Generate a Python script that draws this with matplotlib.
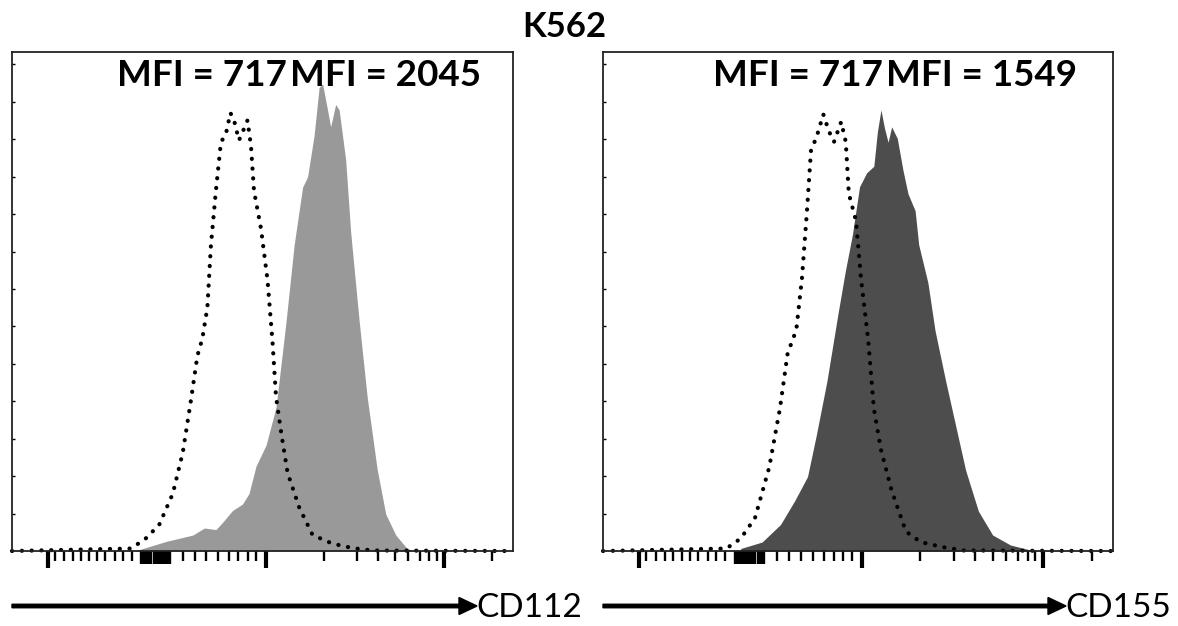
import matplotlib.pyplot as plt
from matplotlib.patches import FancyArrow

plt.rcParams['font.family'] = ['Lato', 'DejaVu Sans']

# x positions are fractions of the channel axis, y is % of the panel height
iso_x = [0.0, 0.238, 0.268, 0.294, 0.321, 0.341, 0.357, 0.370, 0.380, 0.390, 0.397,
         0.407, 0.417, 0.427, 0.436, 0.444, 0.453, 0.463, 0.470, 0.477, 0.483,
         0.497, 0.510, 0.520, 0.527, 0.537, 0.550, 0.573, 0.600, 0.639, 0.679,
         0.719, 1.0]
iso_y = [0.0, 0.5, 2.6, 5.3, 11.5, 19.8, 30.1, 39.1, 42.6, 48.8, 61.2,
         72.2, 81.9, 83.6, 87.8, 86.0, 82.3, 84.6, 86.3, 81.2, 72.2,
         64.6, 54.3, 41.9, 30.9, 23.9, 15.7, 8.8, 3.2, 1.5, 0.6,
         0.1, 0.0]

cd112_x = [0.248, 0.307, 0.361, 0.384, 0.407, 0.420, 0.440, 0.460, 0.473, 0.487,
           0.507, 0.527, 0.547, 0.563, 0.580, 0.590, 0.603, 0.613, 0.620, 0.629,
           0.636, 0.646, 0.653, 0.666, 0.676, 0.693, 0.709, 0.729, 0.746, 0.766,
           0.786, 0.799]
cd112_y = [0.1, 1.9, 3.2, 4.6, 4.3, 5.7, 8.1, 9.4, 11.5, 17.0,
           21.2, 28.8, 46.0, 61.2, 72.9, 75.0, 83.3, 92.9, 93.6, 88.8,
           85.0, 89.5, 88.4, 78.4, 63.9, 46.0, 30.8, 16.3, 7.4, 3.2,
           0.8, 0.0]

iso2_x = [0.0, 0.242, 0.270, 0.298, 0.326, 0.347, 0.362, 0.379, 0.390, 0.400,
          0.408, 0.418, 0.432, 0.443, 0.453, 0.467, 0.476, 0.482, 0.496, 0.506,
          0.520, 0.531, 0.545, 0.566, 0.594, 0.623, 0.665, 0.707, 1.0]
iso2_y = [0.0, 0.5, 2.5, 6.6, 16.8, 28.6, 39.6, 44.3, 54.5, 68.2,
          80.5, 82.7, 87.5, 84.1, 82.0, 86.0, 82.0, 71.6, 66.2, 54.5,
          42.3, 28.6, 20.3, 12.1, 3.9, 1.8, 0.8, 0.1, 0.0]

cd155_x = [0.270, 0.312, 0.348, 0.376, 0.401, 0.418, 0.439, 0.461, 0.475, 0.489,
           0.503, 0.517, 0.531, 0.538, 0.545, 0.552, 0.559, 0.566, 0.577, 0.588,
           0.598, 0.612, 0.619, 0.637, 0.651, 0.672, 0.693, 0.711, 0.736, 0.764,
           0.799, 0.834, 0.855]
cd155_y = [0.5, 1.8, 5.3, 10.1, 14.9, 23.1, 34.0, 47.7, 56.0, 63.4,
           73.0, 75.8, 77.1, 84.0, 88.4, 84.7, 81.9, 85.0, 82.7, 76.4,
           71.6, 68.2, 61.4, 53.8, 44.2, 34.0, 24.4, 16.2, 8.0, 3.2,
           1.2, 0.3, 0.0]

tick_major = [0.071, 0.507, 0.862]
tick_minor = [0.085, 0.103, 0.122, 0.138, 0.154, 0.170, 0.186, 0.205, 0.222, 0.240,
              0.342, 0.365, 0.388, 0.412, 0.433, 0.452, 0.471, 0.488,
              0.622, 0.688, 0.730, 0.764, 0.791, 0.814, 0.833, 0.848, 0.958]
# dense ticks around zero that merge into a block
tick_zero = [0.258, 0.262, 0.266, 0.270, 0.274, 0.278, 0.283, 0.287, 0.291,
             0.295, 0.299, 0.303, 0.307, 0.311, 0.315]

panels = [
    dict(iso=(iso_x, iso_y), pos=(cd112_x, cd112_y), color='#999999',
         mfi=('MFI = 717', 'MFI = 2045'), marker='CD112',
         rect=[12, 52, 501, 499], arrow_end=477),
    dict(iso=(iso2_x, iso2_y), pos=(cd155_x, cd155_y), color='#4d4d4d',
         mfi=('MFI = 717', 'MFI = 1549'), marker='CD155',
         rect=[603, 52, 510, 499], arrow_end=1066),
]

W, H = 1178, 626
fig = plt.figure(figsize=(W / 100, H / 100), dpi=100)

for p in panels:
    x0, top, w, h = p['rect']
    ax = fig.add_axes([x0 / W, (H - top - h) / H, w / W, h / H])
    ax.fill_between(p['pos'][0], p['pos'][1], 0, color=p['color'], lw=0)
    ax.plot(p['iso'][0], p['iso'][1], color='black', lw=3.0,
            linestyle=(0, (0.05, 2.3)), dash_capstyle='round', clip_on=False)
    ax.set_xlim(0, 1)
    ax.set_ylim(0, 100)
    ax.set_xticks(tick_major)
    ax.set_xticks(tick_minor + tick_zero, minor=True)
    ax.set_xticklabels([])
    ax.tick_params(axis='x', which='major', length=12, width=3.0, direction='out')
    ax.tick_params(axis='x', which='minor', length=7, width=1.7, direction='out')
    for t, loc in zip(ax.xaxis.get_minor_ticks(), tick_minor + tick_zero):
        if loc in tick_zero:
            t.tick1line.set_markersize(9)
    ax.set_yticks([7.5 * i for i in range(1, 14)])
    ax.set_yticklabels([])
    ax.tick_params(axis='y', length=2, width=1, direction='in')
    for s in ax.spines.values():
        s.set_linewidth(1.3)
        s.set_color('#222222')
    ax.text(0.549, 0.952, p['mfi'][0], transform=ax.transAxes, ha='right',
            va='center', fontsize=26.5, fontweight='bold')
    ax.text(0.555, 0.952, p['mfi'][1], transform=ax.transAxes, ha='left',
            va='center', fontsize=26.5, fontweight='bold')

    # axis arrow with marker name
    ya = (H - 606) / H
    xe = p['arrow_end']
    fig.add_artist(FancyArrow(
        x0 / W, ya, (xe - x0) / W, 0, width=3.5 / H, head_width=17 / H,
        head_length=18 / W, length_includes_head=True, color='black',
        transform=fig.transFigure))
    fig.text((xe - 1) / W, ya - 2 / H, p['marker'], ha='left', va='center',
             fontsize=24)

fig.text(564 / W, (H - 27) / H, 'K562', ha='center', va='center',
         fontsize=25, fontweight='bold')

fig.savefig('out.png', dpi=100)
# # #
> _Exercise_: Scan the material line by line and report each one that contains "matplotlib".

> _Solution for this problem_:
Generate a Python script that draws this with matplotlib.
import matplotlib.pyplot as plt
from matplotlib.patches import FancyArrow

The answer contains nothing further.